Sunday, May 10, 2009

Congress Bureau of Investigation

Congress has built institutions, used them to its advantage whenever it chose and destroyed them whenever it found them inconvenient. But for the interregnum of the Janata Party in 1977, VP Singh government in 1989 and the NDA in 1998, Indian democracy would have taken a different shape, had Congress been in power uninterrupted. Perhaps, we would have been a banana republic.

Five years of the UPA rule have proved the most challenging for the Indian democracy from this yardstick. It has destroyed every institution during this period. The period was marked by not only a concerted attack on the icons of nation’s faith and identity. It has managed to undermine every institution from the top most insignia of the Republic to the very sense and aspect of a free democracy. Sadly, the fourth estate looks more compromised if not managed as never before. Is it the clout of money power or the fear of the mafia?

The Congress has earned notoriety for its brazen disdain for political morality and fair play.

Remember it is the party of emergency and censorship. It is the party that superseded honourable Supreme Court judges and even at one time advocated the virtues of committed judiciary. This is the party that believes in purchasing members of Parliament to prove a majority. This party had at one time popularised the term rubber stamp President by its own acts of omission and commission. And it has for the first time imposed a Prime Minister of its choice on the country and proved that to be Prime Minister one need not even contest an election. Equally audaciously, it imposed a Chief Election Commissioner of its choice despite contrary opinions of the CEC at the time.

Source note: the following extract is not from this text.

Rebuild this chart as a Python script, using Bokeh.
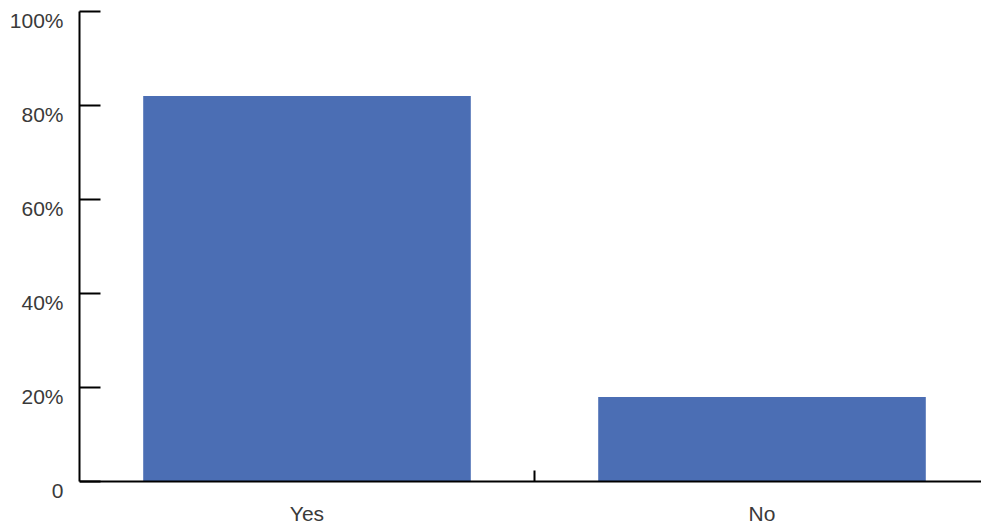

Only that the focus now is on the CBI. In the last five years this has perhaps been one of the most useful and active institutions for the party and so it is always in news for the wrong reasons. Its utility is such and so overweening that a former Congress chief minister on a campaign trail in UP threatened the state Chief Minister by citing the power of CBI.

It is natural that the agency has not been found wanting when it came to exonerating the darling of the establishment accused of the Bofors kickback.

As a consequence the CBI’s image as an independent and autonomous investigative agency, which was impervious to external influences, has once again come under a cloud. In the latest instance it had sought the withdrawal of the Red Corner Notice against Ottavio Quattrocchi, the Italian middleman who is an accused in the Bofors bribery case. Even friendly parties of the ruling alliance are now finding it difficult to defend the Congress.

The CBI is being charged with calibrating its probe in sensitive cases to suit the whims of the party in power. Former Supreme Court Chief Justice JS Verma, in an article published recently, said: “It is sad that even now the CBI continues to disappoint the people whenever it deals with cases against the powerful. The blame can no longer be made elsewhere. It is too much of a coincidence that in sensitive matters, the outcome of the CBI’s investigation invariably depends on the political equation of the accused with the ruling power, and it changes without compunction with change in the equation.”

There have been several instances in the last five years when the CBI’s decisions raised eyebrows. These include, the decision to withhold sanction to prosecute former Union Minister Satish Sharma. The non-filing of an appeal in the Disproportionate Assets (DA) case pending against former Jharkhand chief minister Shibu Soren, a key ally of Congress. The decision to change the public prosecutor in the corruption case pending against Railway Minister Lalu Prasad, establishment of a special bench of the ITAT, refusal to file an appeal and putting roadblocks in the Bihar government’s attempts to file an appeal in the Disproportionate Assets case. The flip-flop on cases relating to Uttar Pradesh chief minister Mayawati. The CBI first tried to get her off the hook in the Taj corridor case, but later activated the DA case when she withdrew her party’s support to the UPA. A similar change in its attitude was visible in the DA case pending against Samajwadi Party chief Mulayam Singh Yadav and his family members. It took a hostile stance when the SP-Congress relations were bitter, but changed tack after Mulayam Singh Yadav started backing the Manmohan Singh government. The closure report filed in the case relating to former Union Minister Jagdish Tytler’s alleged involvement in the 1984 anti-Sikh riots.

Now the decision to withdraw the Red Corner Notice against Quattrocchi has fuelled demands for insulating the country’s premier investigative agency from political pressure. Accusing the Manmohan Singh government of undermining the autonomy of crucial institutions such as the Election Commission, Rashtrapati Bhawan and the CBI, BJP general secretary Arun Jaitley has promised that, if voted to power, his party would set up a commission of inquiry, to be headed by a Supreme Court judge, to investigate cases of collusion of the CBI with the accused in all sensitive cases and suggest steps to restore and re-establish the agency’s autonomy.

The latest round of revelations on the attempts to bail out Quattrocchi, known for his proximity to the Congress president, is the most serious of all, because of its timing. Remember its first act after coming to power in 2004 was to defreeze the accounts of this man in a London bank. Now this has come in the midst of electioneering, perhaps its last act.